BEGIN Data excerpt
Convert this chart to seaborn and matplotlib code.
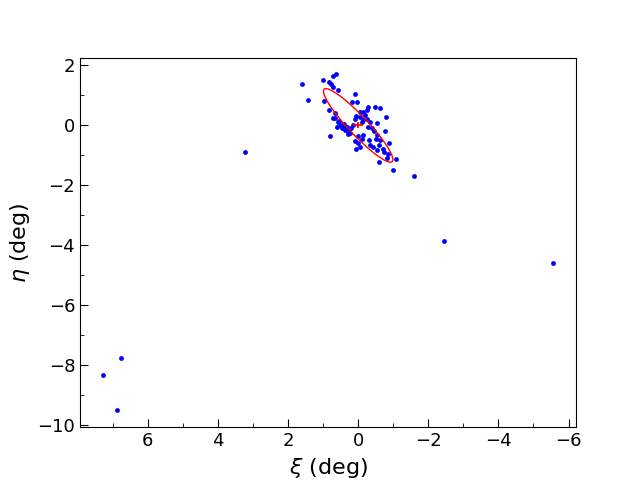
import matplotlib
matplotlib.use("Agg")
import matplotlib.pyplot as plt
from matplotlib.patches import Ellipse
from matplotlib.ticker import AutoMinorLocator
import seaborn as sns
import pandas as pd

# star positions (tangent-plane coordinates, deg)
xi = [7.29, 6.77, 6.89, 3.23, -2.46, -5.57, -1.6,
      1.6, 1.43, 1.0, 0.83, 0.77, 0.71, 0.71, 0.63, 0.57, 0.97, 0.83, 0.66,
      0.71, 0.8, 0.09, 0.17, 0.03, -0.29, -0.26, -0.14, -0.49, -0.63, -0.8,
      -0.06, -0.14, -0.11, 0.57, 0.51, 0.6, 0.46, 0.37, 0.29, 0.23, 0.4, 0.31,
      -0.54, -0.29, -0.4, -0.77, -0.14, 0.0, -0.54, -0.63, -0.89, 0.09, 0.0,
      -0.06, 0.06, -0.34, -0.43, -0.54, -0.6, -0.86, -0.83, -0.6, -1.09, -1.0,
      0.45, 0.35, 0.25, 0.2, 0.15, 0.1, 0.05, -0.05, -0.2, -0.25, -0.35, -0.45,
      -0.5, -0.7, -0.75, 0.55, 0.65, 0.3, -0.1, -0.3]
eta = [-8.33, -7.77, -9.5, -0.9, -3.87, -4.57, -1.7,
       1.37, 0.83, 1.5, 1.43, 1.37, 1.27, 1.63, 1.7, 1.17, 0.8, 0.5, 0.4,
       0.23, -0.37, 1.03, 0.77, 0.77, 0.6, 0.5, 0.43, 0.6, 0.57, 0.27,
       0.27, 0.17, 0.1, 0.1, 0.0, -0.07, -0.1, -0.17, -0.23, -0.27, 0.03, -0.07,
       0.07, -0.07, -0.1, -0.2, -0.33, -0.37, -0.33, -0.5, -0.6, -0.53, -0.6,
       -0.73, -0.8, -0.67, -0.73, -0.83, -0.67, -0.97, -1.1, -1.23, -1.13, -1.5,
       0.0, -0.05, -0.15, -0.1, 0.0, 0.2, 0.3, 0.45, 0.35, 0.2, 0.1, -0.2,
       -0.45, -0.8, -0.9, 0.15, 0.25, -0.3, -0.45, -0.5]

# fitted ellipse (centre, full axes in deg, angle in deg)
ell_center = (0.0, 0.0)
ell_major = 3.1
ell_minor = 0.58
ell_angle = 51.5
cen_err = (0.15, 0.1)

df = pd.DataFrame({"xi": xi, "eta": eta})

fig, ax = plt.subplots(figsize=(6.4, 4.8), dpi=100)
sns.scatterplot(data=df, x="xi", y="eta", color="blue", s=12, linewidth=0, ax=ax)

ax.add_patch(Ellipse(ell_center, ell_major, ell_minor, angle=ell_angle,
                     fill=False, edgecolor="red", linewidth=1, zorder=3))
ax.errorbar([ell_center[0]], [ell_center[1]], xerr=[cen_err[0]], yerr=[cen_err[1]],
            color="red", linewidth=1.3, capsize=0, zorder=4)

ax.invert_xaxis()
ax.set_xlabel(r"$\xi$ (deg)", fontsize=16)
ax.set_ylabel(r"$\eta$ (deg)", fontsize=16)
ax.xaxis.set_minor_locator(AutoMinorLocator(2))
ax.yaxis.set_minor_locator(AutoMinorLocator(2))
ax.tick_params(which="both", direction="in", labelsize=13)
ax.tick_params(which="major", length=6)
ax.tick_params(which="minor", length=3)

fig.savefig("out.png", dpi=100)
END Data excerpt
## Given problem
From the first line of the material down to the line containing "import pandas as pd", inclusive, return each line exactly, skipping any picture.

## Complete answer
Convert this chart to seaborn and matplotlib code.
import matplotlib
matplotlib.use("Agg")
import matplotlib.pyplot as plt
from matplotlib.patches import Ellipse
from matplotlib.ticker import AutoMinorLocator
import seaborn as sns
import pandas as pd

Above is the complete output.